▸ **Goal of the exercise**: Skip every image and restate the data word for word.

▸ **Supplied material**:

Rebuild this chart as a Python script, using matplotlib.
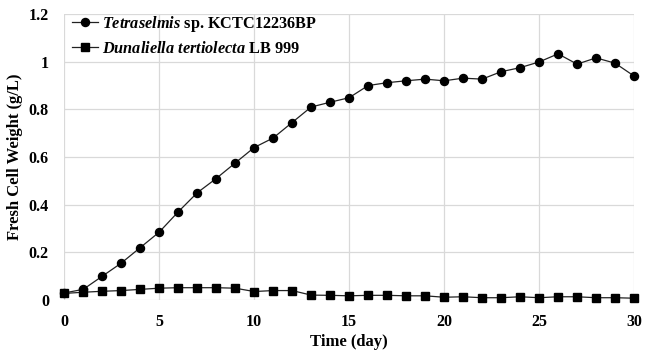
import matplotlib.pyplot as plt
import numpy as np

plt.rcParams['font.family'] = 'Liberation Serif'
plt.rcParams['font.weight'] = 'bold'
plt.rcParams['mathtext.fontset'] = 'custom'
plt.rcParams['mathtext.it'] = 'Liberation Serif:italic:bold'
plt.rcParams['mathtext.rm'] = 'Liberation Serif:bold'

days = np.arange(0, 31)
tetra = [0.03, 0.045, 0.10, 0.155, 0.22, 0.285, 0.37, 0.45, 0.51, 0.575,
         0.64, 0.68, 0.745, 0.81, 0.83, 0.849, 0.90, 0.912, 0.92, 0.927,
         0.92, 0.931, 0.927, 0.958, 0.975, 0.999, 1.033, 0.99, 1.016, 0.994, 0.94]
dunal = [0.028, 0.033, 0.037, 0.040, 0.045, 0.050, 0.052, 0.052, 0.052, 0.050,
         0.036, 0.040, 0.040, 0.021, 0.020, 0.018, 0.020, 0.020, 0.018, 0.018,
         0.012, 0.014, 0.010, 0.010, 0.014, 0.010, 0.014, 0.014, 0.010, 0.010, 0.008]

fig = plt.figure(figsize=(6.55, 3.51), dpi=100)
ax = fig.add_axes([0.098, 0.145, 0.87, 0.815])

ax.plot(days, tetra, '-o', color='#222222', lw=0.9, markersize=5.8,
        markerfacecolor='black', markeredgecolor='black', clip_on=False,
        label=r'$\mathit{Tetraselmis}$ sp. KCTC12236BP')
ax.plot(days, dunal, '-s', color='#222222', lw=0.9, markersize=5.2,
        markerfacecolor='black', markeredgecolor='black', clip_on=False,
        label=r'$\mathit{Dunaliella\ tertiolecta}$ LB 999')

ax.set_xlim(0, 30)
ax.set_ylim(0, 1.2)
ax.set_xticks([0, 5, 10, 15, 20, 25, 30])
ax.set_yticks([0, 0.2, 0.4, 0.6, 0.8, 1.0, 1.2])
ax.set_yticklabels(['0', '0.2', '0.4', '0.6', '0.8', '1', '1.2'])
ax.tick_params(length=0, labelsize=11.5)
ax.tick_params(axis='x', pad=10)
ax.tick_params(axis='y', pad=11)

for s in ax.spines.values():
    s.set_visible(False)
ax.grid(True, color='#d9d9d9', lw=0.9)
ax.set_axisbelow(True)

ax.set_xlabel('Time (day)', fontsize=12, fontweight='bold', labelpad=3)
ax.set_ylabel('Fresh Cell Weight (g/L)', fontsize=12, fontweight='bold', labelpad=4)

ax.legend(loc='upper left', frameon=False, fontsize=11.7, handlelength=1.6,
          handletextpad=0.2, borderaxespad=0.1, labelspacing=0.45,
          bbox_to_anchor=(0.0, 1.03))

fig.savefig('out.png', dpi=100)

▸ **Written answer**:
Rebuild this chart as a Python script, using matplotlib.
import matplotlib.pyplot as plt
import numpy as np

plt.rcParams['font.family'] = 'Liberation Serif'
plt.rcParams['font.weight'] = 'bold'
plt.rcParams['mathtext.fontset'] = 'custom'
plt.rcParams['mathtext.it'] = 'Liberation Serif:italic:bold'
plt.rcParams['mathtext.rm'] = 'Liberation Serif:bold'

days = np.arange(0, 31)
tetra = [0.03, 0.045, 0.10, 0.155, 0.22, 0.285, 0.37, 0.45, 0.51, 0.575,
         0.64, 0.68, 0.745, 0.81, 0.83, 0.849, 0.90, 0.912, 0.92, 0.927,
         0.92, 0.931, 0.927, 0.958, 0.975, 0.999, 1.033, 0.99, 1.016, 0.994, 0.94]
dunal = [0.028, 0.033, 0.037, 0.040, 0.045, 0.050, 0.052, 0.052, 0.052, 0.050,
         0.036, 0.040, 0.040, 0.021, 0.020, 0.018, 0.020, 0.020, 0.018, 0.018,
         0.012, 0.014, 0.010, 0.010, 0.014, 0.010, 0.014, 0.014, 0.010, 0.010, 0.008]

fig = plt.figure(figsize=(6.55, 3.51), dpi=100)
ax = fig.add_axes([0.098, 0.145, 0.87, 0.815])

ax.plot(days, tetra, '-o', color='#222222', lw=0.9, markersize=5.8,
        markerfacecolor='black', markeredgecolor='black', clip_on=False,
        label=r'$\mathit{Tetraselmis}$ sp. KCTC12236BP')
ax.plot(days, dunal, '-s', color='#222222', lw=0.9, markersize=5.2,
        markerfacecolor='black', markeredgecolor='black', clip_on=False,
        label=r'$\mathit{Dunaliella\ tertiolecta}$ LB 999')

ax.set_xlim(0, 30)
ax.set_ylim(0, 1.2)
ax.set_xticks([0, 5, 10, 15, 20, 25, 30])
ax.set_yticks([0, 0.2, 0.4, 0.6, 0.8, 1.0, 1.2])
ax.set_yticklabels(['0', '0.2', '0.4', '0.6', '0.8', '1', '1.2'])
ax.tick_params(length=0, labelsize=11.5)
ax.tick_params(axis='x', pad=10)
ax.tick_params(axis='y', pad=11)

for s in ax.spines.values():
    s.set_visible(False)
ax.grid(True, color='#d9d9d9', lw=0.9)
ax.set_axisbelow(True)

ax.set_xlabel('Time (day)', fontsize=12, fontweight='bold', labelpad=3)
ax.set_ylabel('Fresh Cell Weight (g/L)', fontsize=12, fontweight='bold', labelpad=4)

ax.legend(loc='upper left', frameon=False, fontsize=11.7, handlelength=1.6,
          handletextpad=0.2, borderaxespad=0.1, labelspacing=0.45,
          bbox_to_anchor=(0.0, 1.03))

fig.savefig('out.png', dpi=100)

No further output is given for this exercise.